» Given data
******************************

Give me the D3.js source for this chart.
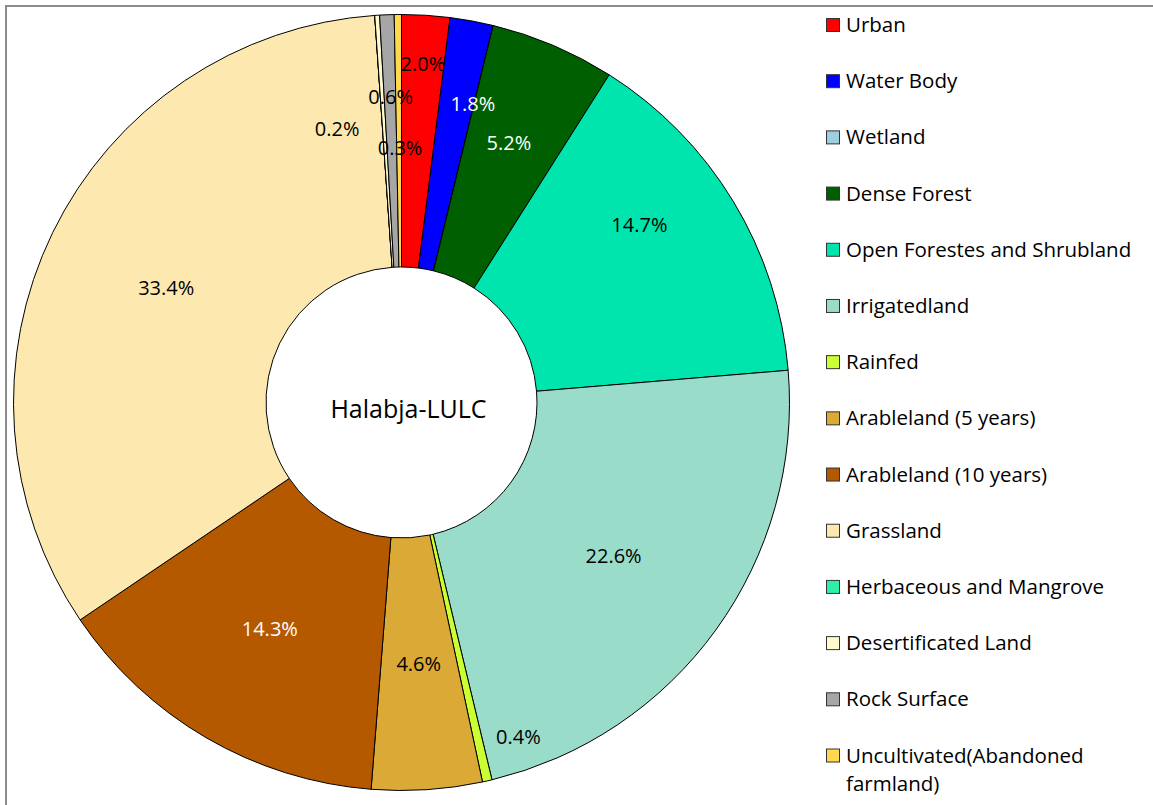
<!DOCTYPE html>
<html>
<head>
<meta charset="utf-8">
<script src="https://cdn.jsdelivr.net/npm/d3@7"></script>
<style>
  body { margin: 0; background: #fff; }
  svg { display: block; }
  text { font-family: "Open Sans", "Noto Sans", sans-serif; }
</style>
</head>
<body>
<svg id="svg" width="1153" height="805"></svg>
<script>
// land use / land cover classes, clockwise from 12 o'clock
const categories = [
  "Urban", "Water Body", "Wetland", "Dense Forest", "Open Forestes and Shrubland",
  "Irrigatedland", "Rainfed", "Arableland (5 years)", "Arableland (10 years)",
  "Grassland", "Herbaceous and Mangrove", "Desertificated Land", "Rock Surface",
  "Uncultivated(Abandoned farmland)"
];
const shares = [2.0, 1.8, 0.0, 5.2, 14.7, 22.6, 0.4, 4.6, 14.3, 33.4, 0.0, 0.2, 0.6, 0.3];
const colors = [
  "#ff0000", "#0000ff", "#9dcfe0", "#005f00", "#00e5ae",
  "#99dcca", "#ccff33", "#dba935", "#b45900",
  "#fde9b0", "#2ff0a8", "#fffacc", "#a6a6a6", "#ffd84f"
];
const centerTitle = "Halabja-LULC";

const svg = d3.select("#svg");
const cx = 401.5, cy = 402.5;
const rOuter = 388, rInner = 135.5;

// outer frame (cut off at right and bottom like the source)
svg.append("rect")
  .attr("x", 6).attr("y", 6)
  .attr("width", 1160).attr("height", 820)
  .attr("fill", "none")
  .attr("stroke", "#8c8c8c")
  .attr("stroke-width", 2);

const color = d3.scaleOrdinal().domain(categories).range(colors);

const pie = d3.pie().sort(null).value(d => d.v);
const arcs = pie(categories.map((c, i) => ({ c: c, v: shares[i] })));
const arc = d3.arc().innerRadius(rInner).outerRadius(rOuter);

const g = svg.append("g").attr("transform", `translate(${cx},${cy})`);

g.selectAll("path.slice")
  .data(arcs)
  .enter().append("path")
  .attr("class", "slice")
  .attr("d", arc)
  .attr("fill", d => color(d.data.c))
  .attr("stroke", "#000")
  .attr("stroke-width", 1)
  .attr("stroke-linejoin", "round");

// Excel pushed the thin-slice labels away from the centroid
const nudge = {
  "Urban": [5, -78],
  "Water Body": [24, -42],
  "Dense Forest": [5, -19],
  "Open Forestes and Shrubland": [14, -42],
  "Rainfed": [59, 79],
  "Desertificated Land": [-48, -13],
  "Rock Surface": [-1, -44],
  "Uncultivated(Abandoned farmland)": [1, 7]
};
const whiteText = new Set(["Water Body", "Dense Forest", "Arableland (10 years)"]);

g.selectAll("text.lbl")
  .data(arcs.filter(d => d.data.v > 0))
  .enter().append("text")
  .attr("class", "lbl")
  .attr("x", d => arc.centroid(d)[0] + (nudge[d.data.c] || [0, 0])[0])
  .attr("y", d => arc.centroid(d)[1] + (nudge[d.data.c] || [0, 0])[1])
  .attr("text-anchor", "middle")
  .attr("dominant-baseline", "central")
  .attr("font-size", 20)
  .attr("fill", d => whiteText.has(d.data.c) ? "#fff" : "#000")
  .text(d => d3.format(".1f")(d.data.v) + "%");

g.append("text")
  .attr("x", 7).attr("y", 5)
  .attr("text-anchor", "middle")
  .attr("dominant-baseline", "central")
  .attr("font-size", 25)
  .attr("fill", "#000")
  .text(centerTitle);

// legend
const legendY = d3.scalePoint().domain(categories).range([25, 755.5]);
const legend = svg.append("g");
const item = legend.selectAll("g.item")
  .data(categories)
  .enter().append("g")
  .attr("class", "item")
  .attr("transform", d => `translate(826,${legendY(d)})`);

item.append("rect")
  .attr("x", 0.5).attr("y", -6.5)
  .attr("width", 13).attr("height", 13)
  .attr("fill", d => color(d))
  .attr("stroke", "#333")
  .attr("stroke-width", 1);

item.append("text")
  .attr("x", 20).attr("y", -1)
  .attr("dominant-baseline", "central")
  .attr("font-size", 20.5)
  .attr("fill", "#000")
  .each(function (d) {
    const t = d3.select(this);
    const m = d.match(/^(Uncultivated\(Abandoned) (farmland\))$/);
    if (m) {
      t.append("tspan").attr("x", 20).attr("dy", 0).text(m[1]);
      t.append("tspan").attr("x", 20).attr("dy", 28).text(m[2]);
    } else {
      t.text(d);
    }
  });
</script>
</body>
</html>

******************************

» Exercise requirements
Return the listing above unchanged, apart from dropping its pictures.

» Answer to the exercise
Give me the D3.js source for this chart.
<!DOCTYPE html>
<html>
<head>
<meta charset="utf-8">
<script src="https://cdn.jsdelivr.net/npm/d3@7"></script>
<style>
  body { margin: 0; background: #fff; }
  svg { display: block; }
  text { font-family: "Open Sans", "Noto Sans", sans-serif; }
</style>
</head>
<body>
<svg id="svg" width="1153" height="805"></svg>
<script>
// land use / land cover classes, clockwise from 12 o'clock
const categories = [
  "Urban", "Water Body", "Wetland", "Dense Forest", "Open Forestes and Shrubland",
  "Irrigatedland", "Rainfed", "Arableland (5 years)", "Arableland (10 years)",
  "Grassland", "Herbaceous and Mangrove", "Desertificated Land", "Rock Surface",
  "Uncultivated(Abandoned farmland)"
];
const shares = [2.0, 1.8, 0.0, 5.2, 14.7, 22.6, 0.4, 4.6, 14.3, 33.4, 0.0, 0.2, 0.6, 0.3];
const colors = [
  "#ff0000", "#0000ff", "#9dcfe0", "#005f00", "#00e5ae",
  "#99dcca", "#ccff33", "#dba935", "#b45900",
  "#fde9b0", "#2ff0a8", "#fffacc", "#a6a6a6", "#ffd84f"
];
const centerTitle = "Halabja-LULC";

const svg = d3.select("#svg");
const cx = 401.5, cy = 402.5;
const rOuter = 388, rInner = 135.5;

// outer frame (cut off at right and bottom like the source)
svg.append("rect")
  .attr("x", 6).attr("y", 6)
  .attr("width", 1160).attr("height", 820)
  .attr("fill", "none")
  .attr("stroke", "#8c8c8c")
  .attr("stroke-width", 2);

const color = d3.scaleOrdinal().domain(categories).range(colors);

const pie = d3.pie().sort(null).value(d => d.v);
const arcs = pie(categories.map((c, i) => ({ c: c, v: shares[i] })));
const arc = d3.arc().innerRadius(rInner).outerRadius(rOuter);

const g = svg.append("g").attr("transform", `translate(${cx},${cy})`);

g.selectAll("path.slice")
  .data(arcs)
  .enter().append("path")
  .attr("class", "slice")
  .attr("d", arc)
  .attr("fill", d => color(d.data.c))
  .attr("stroke", "#000")
  .attr("stroke-width", 1)
  .attr("stroke-linejoin", "round");

// Excel pushed the thin-slice labels away from the centroid
const nudge = {
  "Urban": [5, -78],
  "Water Body": [24, -42],
  "Dense Forest": [5, -19],
  "Open Forestes and Shrubland": [14, -42],
  "Rainfed": [59, 79],
  "Desertificated Land": [-48, -13],
  "Rock Surface": [-1, -44],
  "Uncultivated(Abandoned farmland)": [1, 7]
};
const whiteText = new Set(["Water Body", "Dense Forest", "Arableland (10 years)"]);

g.selectAll("text.lbl")
  .data(arcs.filter(d => d.data.v > 0))
  .enter().append("text")
  .attr("class", "lbl")
  .attr("x", d => arc.centroid(d)[0] + (nudge[d.data.c] || [0, 0])[0])
  .attr("y", d => arc.centroid(d)[1] + (nudge[d.data.c] || [0, 0])[1])
  .attr("text-anchor", "middle")
  .attr("dominant-baseline", "central")
  .attr("font-size", 20)
  .attr("fill", d => whiteText.has(d.data.c) ? "#fff" : "#000")
  .text(d => d3.format(".1f")(d.data.v) + "%");

g.append("text")
  .attr("x", 7).attr("y", 5)
  .attr("text-anchor", "middle")
  .attr("dominant-baseline", "central")
  .attr("font-size", 25)
  .attr("fill", "#000")
  .text(centerTitle);

// legend
const legendY = d3.scalePoint().domain(categories).range([25, 755.5]);
const legend = svg.append("g");
const item = legend.selectAll("g.item")
  .data(categories)
  .enter().append("g")
  .attr("class", "item")
  .attr("transform", d => `translate(826,${legendY(d)})`);

item.append("rect")
  .attr("x", 0.5).attr("y", -6.5)
  .attr("width", 13).attr("height", 13)
  .attr("fill", d => color(d))
  .attr("stroke", "#333")
  .attr("stroke-width", 1);

item.append("text")
  .attr("x", 20).attr("y", -1)
  .attr("dominant-baseline", "central")
  .attr("font-size", 20.5)
  .attr("fill", "#000")
  .each(function (d) {
    const t = d3.select(this);
    const m = d.match(/^(Uncultivated\(Abandoned) (farmland\))$/);
    if (m) {
      t.append("tspan").attr("x", 20).attr("dy", 0).text(m[1]);
      t.append("tspan").attr("x", 20).attr("dy", 28).text(m[2]);
    } else {
      t.text(d);
    }
  });
</script>
</body>
</html>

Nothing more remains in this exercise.